**YOUR OBJECTIVE:** Repeat only the lines from the line containing "The picture is" through the line containing "XAxis, YAxis, Label", both included, exactly as they stand.

--- Start SUPPLIED RECORDS ---

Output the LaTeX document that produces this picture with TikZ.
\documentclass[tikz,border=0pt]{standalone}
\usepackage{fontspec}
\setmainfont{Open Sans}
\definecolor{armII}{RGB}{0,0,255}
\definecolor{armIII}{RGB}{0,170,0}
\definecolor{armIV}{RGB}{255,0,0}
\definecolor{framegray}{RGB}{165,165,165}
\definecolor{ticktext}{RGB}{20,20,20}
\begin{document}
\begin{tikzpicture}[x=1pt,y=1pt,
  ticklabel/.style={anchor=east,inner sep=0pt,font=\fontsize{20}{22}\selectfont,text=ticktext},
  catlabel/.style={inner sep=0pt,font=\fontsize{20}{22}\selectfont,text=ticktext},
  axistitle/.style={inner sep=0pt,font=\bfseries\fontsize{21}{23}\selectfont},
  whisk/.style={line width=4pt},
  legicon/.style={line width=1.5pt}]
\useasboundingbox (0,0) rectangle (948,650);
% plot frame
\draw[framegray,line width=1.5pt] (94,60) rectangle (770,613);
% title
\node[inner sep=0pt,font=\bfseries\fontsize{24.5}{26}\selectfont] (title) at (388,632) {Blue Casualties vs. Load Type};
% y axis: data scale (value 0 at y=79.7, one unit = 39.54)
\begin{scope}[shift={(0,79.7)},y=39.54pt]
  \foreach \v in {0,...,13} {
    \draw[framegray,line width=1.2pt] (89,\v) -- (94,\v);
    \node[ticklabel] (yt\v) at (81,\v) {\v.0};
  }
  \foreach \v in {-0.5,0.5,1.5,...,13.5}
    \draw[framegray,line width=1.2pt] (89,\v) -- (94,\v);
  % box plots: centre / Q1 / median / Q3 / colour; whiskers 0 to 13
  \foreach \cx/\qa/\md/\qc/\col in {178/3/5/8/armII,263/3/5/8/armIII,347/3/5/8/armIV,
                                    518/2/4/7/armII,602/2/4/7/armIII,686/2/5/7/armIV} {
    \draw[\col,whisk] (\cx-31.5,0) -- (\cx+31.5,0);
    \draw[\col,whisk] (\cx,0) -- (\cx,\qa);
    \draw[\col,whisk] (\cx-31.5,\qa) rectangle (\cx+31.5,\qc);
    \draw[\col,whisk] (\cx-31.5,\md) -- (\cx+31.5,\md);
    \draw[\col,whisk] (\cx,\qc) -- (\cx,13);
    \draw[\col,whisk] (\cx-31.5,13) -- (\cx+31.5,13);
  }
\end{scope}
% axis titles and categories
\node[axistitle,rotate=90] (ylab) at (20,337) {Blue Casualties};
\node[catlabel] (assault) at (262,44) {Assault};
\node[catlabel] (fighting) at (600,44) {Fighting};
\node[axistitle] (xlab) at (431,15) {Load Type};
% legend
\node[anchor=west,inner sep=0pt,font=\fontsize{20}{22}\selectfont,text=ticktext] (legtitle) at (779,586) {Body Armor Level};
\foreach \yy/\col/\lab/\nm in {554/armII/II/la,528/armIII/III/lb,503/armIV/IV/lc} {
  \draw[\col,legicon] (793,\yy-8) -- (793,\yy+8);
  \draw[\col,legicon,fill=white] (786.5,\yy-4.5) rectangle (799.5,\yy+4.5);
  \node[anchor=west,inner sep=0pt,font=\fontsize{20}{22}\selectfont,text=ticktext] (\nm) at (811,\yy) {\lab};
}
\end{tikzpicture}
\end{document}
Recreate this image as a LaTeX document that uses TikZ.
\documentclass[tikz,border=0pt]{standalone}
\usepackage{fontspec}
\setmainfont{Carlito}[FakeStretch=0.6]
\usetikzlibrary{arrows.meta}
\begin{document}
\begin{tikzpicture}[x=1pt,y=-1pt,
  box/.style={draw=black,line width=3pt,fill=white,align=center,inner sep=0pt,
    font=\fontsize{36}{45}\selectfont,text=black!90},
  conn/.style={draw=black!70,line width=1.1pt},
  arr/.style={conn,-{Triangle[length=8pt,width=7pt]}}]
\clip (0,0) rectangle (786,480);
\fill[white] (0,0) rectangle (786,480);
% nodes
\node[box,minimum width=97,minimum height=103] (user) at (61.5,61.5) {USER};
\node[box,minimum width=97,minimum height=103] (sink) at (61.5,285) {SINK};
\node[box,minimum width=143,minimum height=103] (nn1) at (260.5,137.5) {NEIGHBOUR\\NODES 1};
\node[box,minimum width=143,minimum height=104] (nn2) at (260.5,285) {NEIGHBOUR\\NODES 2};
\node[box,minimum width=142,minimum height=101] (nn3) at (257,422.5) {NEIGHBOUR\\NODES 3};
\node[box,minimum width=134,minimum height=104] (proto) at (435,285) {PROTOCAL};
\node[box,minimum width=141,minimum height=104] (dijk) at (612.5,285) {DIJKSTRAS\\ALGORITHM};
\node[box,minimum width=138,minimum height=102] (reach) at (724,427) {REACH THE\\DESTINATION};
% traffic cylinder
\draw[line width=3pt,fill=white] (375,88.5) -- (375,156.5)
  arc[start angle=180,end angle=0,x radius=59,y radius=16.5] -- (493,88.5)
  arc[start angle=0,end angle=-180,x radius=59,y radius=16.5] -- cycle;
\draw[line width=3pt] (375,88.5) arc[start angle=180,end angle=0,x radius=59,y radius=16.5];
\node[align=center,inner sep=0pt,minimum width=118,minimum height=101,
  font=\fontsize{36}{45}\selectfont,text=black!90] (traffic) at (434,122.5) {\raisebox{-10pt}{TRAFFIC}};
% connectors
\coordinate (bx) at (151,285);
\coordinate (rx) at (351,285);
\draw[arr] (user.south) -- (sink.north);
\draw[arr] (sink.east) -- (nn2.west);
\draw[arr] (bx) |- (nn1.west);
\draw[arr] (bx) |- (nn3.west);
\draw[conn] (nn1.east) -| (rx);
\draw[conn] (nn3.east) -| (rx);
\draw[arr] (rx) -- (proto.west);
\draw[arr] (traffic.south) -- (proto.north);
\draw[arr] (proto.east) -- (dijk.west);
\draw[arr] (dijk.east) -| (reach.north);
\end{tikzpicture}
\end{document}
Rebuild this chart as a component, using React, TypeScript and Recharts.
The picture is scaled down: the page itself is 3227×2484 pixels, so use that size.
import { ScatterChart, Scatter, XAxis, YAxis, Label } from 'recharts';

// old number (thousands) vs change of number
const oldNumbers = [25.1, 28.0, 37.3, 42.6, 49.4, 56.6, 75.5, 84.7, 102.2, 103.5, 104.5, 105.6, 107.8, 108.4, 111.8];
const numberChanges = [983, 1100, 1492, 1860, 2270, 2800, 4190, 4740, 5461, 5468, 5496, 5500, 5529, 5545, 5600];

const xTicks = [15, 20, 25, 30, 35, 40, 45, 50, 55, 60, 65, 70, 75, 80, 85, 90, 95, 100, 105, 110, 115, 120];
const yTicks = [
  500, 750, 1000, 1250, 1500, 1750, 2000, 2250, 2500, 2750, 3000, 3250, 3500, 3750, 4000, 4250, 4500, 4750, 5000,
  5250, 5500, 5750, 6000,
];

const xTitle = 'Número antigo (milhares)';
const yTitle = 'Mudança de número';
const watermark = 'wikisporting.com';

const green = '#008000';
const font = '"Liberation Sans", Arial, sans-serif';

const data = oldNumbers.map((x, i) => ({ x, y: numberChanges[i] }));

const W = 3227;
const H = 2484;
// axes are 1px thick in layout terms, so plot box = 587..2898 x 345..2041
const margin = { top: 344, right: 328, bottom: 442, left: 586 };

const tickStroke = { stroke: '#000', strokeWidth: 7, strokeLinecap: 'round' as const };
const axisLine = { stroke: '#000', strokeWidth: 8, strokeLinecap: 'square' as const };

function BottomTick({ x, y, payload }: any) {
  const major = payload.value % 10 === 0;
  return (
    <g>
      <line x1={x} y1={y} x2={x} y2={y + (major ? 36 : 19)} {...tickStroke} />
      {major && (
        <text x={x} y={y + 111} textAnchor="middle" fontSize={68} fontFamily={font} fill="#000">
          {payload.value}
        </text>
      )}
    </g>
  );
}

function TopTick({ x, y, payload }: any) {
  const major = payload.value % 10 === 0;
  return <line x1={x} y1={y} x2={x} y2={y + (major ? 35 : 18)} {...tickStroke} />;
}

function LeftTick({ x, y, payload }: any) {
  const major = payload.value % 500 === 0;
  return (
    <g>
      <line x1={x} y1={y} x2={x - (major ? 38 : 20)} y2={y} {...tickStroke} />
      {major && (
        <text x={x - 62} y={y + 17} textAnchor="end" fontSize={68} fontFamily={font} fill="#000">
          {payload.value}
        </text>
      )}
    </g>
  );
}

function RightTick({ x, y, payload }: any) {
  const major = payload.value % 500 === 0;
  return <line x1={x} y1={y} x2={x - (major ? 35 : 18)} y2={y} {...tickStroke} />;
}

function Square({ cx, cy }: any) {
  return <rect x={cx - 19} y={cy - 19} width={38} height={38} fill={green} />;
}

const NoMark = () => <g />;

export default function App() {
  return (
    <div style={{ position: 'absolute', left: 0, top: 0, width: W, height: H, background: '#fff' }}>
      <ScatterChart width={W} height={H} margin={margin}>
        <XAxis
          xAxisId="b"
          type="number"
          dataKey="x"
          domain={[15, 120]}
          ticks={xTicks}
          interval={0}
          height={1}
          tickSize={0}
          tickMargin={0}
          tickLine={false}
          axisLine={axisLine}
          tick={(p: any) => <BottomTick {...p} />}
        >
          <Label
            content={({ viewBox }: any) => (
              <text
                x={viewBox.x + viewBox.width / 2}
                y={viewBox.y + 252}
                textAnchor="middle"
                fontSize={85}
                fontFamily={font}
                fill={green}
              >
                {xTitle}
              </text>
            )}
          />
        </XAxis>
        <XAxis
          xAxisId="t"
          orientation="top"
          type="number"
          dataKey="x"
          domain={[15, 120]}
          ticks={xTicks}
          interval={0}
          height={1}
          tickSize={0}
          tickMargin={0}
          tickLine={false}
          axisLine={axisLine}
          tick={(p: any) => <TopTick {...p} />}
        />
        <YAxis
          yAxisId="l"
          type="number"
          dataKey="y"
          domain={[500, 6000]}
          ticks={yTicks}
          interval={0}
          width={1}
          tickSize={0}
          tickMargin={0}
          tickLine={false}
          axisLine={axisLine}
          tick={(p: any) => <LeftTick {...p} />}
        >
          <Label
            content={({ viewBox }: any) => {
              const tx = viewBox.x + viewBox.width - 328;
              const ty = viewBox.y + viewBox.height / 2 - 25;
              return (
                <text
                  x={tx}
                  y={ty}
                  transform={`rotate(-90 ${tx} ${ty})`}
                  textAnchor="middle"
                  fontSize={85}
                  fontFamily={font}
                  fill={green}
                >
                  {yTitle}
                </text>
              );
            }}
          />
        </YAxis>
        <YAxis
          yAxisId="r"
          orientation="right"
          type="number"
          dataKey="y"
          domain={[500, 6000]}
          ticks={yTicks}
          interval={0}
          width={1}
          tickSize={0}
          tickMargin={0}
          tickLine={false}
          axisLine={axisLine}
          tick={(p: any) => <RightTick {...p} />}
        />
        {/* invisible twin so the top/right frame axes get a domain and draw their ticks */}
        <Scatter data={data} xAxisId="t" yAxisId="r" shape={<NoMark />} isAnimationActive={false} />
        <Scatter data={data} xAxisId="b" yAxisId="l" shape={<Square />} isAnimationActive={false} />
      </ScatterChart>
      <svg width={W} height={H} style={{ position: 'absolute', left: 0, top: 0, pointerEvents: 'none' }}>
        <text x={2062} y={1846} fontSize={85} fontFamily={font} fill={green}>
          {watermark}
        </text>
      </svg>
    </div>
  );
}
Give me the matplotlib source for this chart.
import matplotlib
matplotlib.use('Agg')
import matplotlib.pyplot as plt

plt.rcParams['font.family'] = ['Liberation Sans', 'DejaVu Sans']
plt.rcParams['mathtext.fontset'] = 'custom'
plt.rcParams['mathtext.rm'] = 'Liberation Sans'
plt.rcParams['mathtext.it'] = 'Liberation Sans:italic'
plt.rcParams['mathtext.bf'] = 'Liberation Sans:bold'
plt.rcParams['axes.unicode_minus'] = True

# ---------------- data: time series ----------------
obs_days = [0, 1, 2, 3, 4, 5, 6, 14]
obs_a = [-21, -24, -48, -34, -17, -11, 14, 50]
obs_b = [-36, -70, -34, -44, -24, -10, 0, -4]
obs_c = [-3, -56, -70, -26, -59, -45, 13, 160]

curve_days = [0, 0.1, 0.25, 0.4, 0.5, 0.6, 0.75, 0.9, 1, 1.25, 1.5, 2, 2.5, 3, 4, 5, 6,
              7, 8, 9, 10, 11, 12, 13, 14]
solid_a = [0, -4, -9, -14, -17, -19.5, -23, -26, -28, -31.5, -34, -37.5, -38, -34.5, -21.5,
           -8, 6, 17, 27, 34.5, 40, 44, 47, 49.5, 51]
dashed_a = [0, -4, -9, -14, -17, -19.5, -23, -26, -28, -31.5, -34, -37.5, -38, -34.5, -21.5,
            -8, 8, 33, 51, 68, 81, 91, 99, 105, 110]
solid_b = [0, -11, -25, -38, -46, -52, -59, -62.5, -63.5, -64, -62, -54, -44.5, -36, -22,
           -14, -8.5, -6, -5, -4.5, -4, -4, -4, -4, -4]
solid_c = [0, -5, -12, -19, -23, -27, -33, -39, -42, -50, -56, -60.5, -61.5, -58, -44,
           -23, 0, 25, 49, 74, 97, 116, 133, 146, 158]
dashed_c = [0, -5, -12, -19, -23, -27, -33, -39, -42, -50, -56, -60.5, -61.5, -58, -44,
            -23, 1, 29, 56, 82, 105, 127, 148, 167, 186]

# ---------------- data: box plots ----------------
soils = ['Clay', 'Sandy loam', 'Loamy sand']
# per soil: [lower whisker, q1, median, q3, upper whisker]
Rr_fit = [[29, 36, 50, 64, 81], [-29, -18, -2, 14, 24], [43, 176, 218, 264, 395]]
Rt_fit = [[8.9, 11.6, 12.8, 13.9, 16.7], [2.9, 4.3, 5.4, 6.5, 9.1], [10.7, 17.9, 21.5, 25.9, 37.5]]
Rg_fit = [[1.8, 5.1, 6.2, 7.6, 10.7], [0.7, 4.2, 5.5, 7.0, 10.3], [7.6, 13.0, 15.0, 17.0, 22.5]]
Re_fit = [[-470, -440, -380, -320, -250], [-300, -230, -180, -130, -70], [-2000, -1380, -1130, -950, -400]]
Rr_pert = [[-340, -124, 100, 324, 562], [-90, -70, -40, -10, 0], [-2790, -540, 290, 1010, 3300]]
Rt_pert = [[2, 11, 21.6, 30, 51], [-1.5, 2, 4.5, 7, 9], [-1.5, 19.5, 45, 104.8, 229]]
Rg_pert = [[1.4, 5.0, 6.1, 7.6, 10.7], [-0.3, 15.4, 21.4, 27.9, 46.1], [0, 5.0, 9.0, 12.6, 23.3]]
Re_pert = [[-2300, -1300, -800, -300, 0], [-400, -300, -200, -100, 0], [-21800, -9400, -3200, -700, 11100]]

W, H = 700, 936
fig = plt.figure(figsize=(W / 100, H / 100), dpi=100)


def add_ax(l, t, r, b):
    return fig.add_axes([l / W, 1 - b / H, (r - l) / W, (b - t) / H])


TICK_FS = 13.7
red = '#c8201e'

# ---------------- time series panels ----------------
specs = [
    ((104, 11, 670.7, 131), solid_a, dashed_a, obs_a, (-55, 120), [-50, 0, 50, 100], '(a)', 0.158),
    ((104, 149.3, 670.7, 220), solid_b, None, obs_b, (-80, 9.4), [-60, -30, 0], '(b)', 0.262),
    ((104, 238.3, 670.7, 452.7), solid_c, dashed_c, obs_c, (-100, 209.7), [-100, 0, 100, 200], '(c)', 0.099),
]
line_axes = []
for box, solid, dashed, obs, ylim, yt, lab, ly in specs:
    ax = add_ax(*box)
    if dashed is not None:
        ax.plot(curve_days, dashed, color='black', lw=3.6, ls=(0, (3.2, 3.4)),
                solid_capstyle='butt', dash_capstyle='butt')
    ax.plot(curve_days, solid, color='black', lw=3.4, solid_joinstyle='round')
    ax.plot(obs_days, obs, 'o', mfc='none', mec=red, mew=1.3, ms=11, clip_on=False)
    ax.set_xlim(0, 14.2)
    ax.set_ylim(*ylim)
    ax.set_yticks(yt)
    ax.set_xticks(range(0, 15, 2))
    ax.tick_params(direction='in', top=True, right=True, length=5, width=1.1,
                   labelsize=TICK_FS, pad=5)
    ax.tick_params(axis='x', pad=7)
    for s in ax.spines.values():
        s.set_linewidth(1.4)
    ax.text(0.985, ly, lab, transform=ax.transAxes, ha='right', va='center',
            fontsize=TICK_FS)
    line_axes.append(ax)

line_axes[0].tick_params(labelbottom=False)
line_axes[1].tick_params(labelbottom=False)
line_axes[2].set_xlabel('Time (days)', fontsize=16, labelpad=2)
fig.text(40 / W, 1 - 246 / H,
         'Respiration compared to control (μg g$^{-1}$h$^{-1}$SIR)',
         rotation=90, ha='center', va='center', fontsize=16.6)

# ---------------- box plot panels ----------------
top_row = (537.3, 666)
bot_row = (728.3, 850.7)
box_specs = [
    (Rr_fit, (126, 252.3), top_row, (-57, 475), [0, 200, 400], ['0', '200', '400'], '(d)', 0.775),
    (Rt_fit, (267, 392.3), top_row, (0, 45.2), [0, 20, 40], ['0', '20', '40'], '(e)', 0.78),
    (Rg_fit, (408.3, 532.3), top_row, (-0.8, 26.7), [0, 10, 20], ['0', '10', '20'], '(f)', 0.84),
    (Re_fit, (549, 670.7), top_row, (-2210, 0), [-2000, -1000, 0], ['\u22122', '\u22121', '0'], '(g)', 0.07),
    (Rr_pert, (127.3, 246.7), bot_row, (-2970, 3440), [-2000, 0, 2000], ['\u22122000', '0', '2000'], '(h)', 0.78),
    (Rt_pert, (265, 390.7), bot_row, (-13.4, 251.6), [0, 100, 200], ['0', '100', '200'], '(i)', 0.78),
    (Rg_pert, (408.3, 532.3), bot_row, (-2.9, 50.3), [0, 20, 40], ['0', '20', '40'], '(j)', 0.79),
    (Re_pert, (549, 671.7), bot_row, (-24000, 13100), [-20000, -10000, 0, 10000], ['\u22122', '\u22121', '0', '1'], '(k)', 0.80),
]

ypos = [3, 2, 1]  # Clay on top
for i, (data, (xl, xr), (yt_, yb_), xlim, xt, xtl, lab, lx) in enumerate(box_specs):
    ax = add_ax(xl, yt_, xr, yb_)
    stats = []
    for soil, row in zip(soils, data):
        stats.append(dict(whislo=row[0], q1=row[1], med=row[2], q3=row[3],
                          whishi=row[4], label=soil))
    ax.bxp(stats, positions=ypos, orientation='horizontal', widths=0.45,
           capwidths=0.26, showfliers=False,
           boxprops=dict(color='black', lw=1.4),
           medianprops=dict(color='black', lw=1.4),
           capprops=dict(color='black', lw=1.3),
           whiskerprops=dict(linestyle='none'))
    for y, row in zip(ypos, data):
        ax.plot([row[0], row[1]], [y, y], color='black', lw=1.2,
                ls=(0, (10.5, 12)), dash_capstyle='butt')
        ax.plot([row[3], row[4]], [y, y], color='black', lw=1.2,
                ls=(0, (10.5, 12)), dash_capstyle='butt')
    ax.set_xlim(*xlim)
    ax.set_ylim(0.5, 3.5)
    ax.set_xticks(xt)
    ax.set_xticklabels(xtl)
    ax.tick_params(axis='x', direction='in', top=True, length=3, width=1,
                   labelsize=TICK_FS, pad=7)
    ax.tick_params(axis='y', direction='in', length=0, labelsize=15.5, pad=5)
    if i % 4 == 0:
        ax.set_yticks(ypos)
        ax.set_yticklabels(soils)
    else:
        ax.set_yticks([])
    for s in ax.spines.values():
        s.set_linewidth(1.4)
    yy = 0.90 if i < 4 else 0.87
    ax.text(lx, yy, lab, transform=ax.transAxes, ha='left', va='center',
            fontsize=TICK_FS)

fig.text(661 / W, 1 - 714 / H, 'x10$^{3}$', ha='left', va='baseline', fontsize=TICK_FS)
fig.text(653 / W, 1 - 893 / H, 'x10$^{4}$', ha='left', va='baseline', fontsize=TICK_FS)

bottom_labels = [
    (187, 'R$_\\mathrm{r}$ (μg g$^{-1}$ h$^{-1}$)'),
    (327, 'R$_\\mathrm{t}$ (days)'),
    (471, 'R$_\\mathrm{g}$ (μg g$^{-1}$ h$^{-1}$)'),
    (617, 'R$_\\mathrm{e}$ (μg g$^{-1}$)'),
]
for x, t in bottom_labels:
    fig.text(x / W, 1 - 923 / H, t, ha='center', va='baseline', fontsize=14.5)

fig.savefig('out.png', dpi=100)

--- End SUPPLIED RECORDS ---

**FULL RESPONSE:**
The picture is scaled down: the page itself is 3227×2484 pixels, so use that size.
import { ScatterChart, Scatter, XAxis, YAxis, Label } from 'recharts';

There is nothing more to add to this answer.